**Data extract**:
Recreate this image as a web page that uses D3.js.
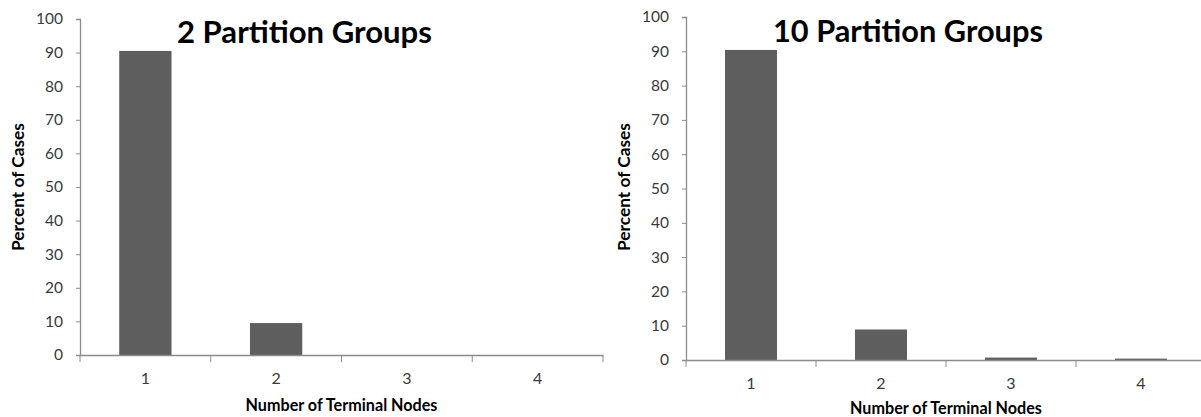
<!DOCTYPE html>
<html><head><meta charset="utf-8">
<script src="https://cdn.jsdelivr.net/npm/d3@7/dist/d3.min.js"></script>
<style>body{margin:0;background:#fff;} svg{display:block;}</style>
</head><body>
<svg id="c" width="1201" height="417"></svg>
<script>
const categories = ["1","2","3","4"];
const values2 = [90.5, 9.5, 0, 0];
const values10 = [90.4, 8.9, 0.7, 0.4];
const yTicks = [0,10,20,30,40,50,60,70,80,90,100];
const titles = ["2 Partition Groups", "10 Partition Groups"];
const xTitle = "Number of Terminal Nodes";
const yTitle = "Percent of Cases";

const svg = d3.select("#c");
const font = "Lato, 'Open Sans', sans-serif";
function fit(sel, w) {
  const fs = +sel.attr("font-size");
  const len = sel.node().getComputedTextLength();
  if (len > 0) sel.attr("font-size", (fs * w / len).toFixed(2));
}
const panels = [
  {vals: values2, title: titles[0], x0: 80, x1: 603, y0: 355, y1: 19, titleX: 177, titleY: 43, titleW: 255, yTitleX: 24, xTitleY: 411},
  {vals: values10, title: titles[1], x0: 686, x1: 1206, y0: 360, y1: 17, titleX: 773, titleY: 42, titleW: 270, yTitleX: 630, xTitleY: 413.5}
];
const axisColor = "#8c8c8c";
panels.forEach(p => {
  const g = svg.append("g");
  const x = d3.scaleBand().domain(categories).range([p.x0, p.x1]).paddingInner(0.6).paddingOuter(0.3);
  const y = d3.scaleLinear().domain([0,100]).range([p.y0, p.y1]);
  g.selectAll("rect").data(p.vals).join("rect")
    .attr("x", (d,i) => x(categories[i]))
    .attr("width", x.bandwidth())
    .attr("y", d => y(d))
    .attr("height", d => Math.max(0, y(0) - y(d)))
    .attr("fill", "#5e5e5e");
  const ya = g.append("g").attr("transform", `translate(${p.x0},0)`)
    .call(d3.axisLeft(y).tickValues(yTicks).tickSize(4).tickPadding(13));
  ya.select(".domain").attr("stroke", axisColor).attr("stroke-width", 1.3);
  ya.selectAll(".tick line").attr("stroke", axisColor);
  ya.selectAll(".tick text").attr("font-family", font).attr("font-size", 15.5).attr("fill", "#3a3a3a");
  const step = x.step();
  const xa = g.append("g").attr("transform", `translate(0,${p.y0})`)
    .call(d3.axisBottom(x).tickSize(0).tickPadding(18));
  xa.select(".domain").attr("stroke", axisColor).attr("stroke-width", 1.3);
  xa.selectAll(".tick text").attr("font-family", font).attr("font-size", 16).attr("fill", "#3a3a3a");
  const bounds = d3.range(categories.length + 1).map(i => p.x0 + i * step);
  xa.selectAll("line.bt").data(bounds).join("line").attr("class","bt")
    .attr("x1", d => d).attr("x2", d => d).attr("y1", 0).attr("y2", 7)
    .attr("stroke", axisColor);
  const t = g.append("text").attr("x", p.titleX).attr("y", p.titleY)
    .attr("font-family", font).attr("font-weight", "bold").attr("font-size", 28)
    .attr("fill", "#000").text(p.title);
  fit(t, p.titleW);
  const xt = g.append("text").attr("x", (p.x0 + p.x1) / 2).attr("y", p.xTitleY)
    .attr("text-anchor", "middle").attr("font-family", font).attr("font-weight", "bold")
    .attr("font-size", 15).attr("fill", "#000").text(xTitle);
  fit(xt, 192);
  const yt = g.append("text").attr("transform", `translate(${p.yTitleX},187) rotate(-90)`)
    .attr("text-anchor", "middle").attr("font-family", font).attr("font-weight", "bold")
    .attr("font-size", 15).attr("fill", "#000").text(yTitle);
  fit(yt, 128);
});
</script>
</body></html>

**Instructions for the task**: Your copy of the data should match it exactly, except that pictures are left out.

**Response to the task**:
Recreate this image as a web page that uses D3.js.
<!DOCTYPE html>
<html><head><meta charset="utf-8">
<script src="https://cdn.jsdelivr.net/npm/d3@7/dist/d3.min.js"></script>
<style>body{margin:0;background:#fff;} svg{display:block;}</style>
</head><body>
<svg id="c" width="1201" height="417"></svg>
<script>
const categories = ["1","2","3","4"];
const values2 = [90.5, 9.5, 0, 0];
const values10 = [90.4, 8.9, 0.7, 0.4];
const yTicks = [0,10,20,30,40,50,60,70,80,90,100];
const titles = ["2 Partition Groups", "10 Partition Groups"];
const xTitle = "Number of Terminal Nodes";
const yTitle = "Percent of Cases";

const svg = d3.select("#c");
const font = "Lato, 'Open Sans', sans-serif";
function fit(sel, w) {
  const fs = +sel.attr("font-size");
  const len = sel.node().getComputedTextLength();
  if (len > 0) sel.attr("font-size", (fs * w / len).toFixed(2));
}
const panels = [
  {vals: values2, title: titles[0], x0: 80, x1: 603, y0: 355, y1: 19, titleX: 177, titleY: 43, titleW: 255, yTitleX: 24, xTitleY: 411},
  {vals: values10, title: titles[1], x0: 686, x1: 1206, y0: 360, y1: 17, titleX: 773, titleY: 42, titleW: 270, yTitleX: 630, xTitleY: 413.5}
];
const axisColor = "#8c8c8c";
panels.forEach(p => {
  const g = svg.append("g");
  const x = d3.scaleBand().domain(categories).range([p.x0, p.x1]).paddingInner(0.6).paddingOuter(0.3);
  const y = d3.scaleLinear().domain([0,100]).range([p.y0, p.y1]);
  g.selectAll("rect").data(p.vals).join("rect")
    .attr("x", (d,i) => x(categories[i]))
    .attr("width", x.bandwidth())
    .attr("y", d => y(d))
    .attr("height", d => Math.max(0, y(0) - y(d)))
    .attr("fill", "#5e5e5e");
  const ya = g.append("g").attr("transform", `translate(${p.x0},0)`)
    .call(d3.axisLeft(y).tickValues(yTicks).tickSize(4).tickPadding(13));
  ya.select(".domain").attr("stroke", axisColor).attr("stroke-width", 1.3);
  ya.selectAll(".tick line").attr("stroke", axisColor);
  ya.selectAll(".tick text").attr("font-family", font).attr("font-size", 15.5).attr("fill", "#3a3a3a");
  const step = x.step();
  const xa = g.append("g").attr("transform", `translate(0,${p.y0})`)
    .call(d3.axisBottom(x).tickSize(0).tickPadding(18));
  xa.select(".domain").attr("stroke", axisColor).attr("stroke-width", 1.3);
  xa.selectAll(".tick text").attr("font-family", font).attr("font-size", 16).attr("fill", "#3a3a3a");
  const bounds = d3.range(categories.length + 1).map(i => p.x0 + i * step);
  xa.selectAll("line.bt").data(bounds).join("line").attr("class","bt")
    .attr("x1", d => d).attr("x2", d => d).attr("y1", 0).attr("y2", 7)
    .attr("stroke", axisColor);
  const t = g.append("text").attr("x", p.titleX).attr("y", p.titleY)
    .attr("font-family", font).attr("font-weight", "bold").attr("font-size", 28)
    .attr("fill", "#000").text(p.title);
  fit(t, p.titleW);
  const xt = g.append("text").attr("x", (p.x0 + p.x1) / 2).attr("y", p.xTitleY)
    .attr("text-anchor", "middle").attr("font-family", font).attr("font-weight", "bold")
    .attr("font-size", 15).attr("fill", "#000").text(xTitle);
  fit(xt, 192);
  const yt = g.append("text").attr("transform", `translate(${p.yTitleX},187) rotate(-90)`)
    .attr("text-anchor", "middle").attr("font-family", font).attr("font-weight", "bold")
    .attr("font-size", 15).attr("fill", "#000").text(yTitle);
  fit(yt, 128);
});
</script>
</body></html>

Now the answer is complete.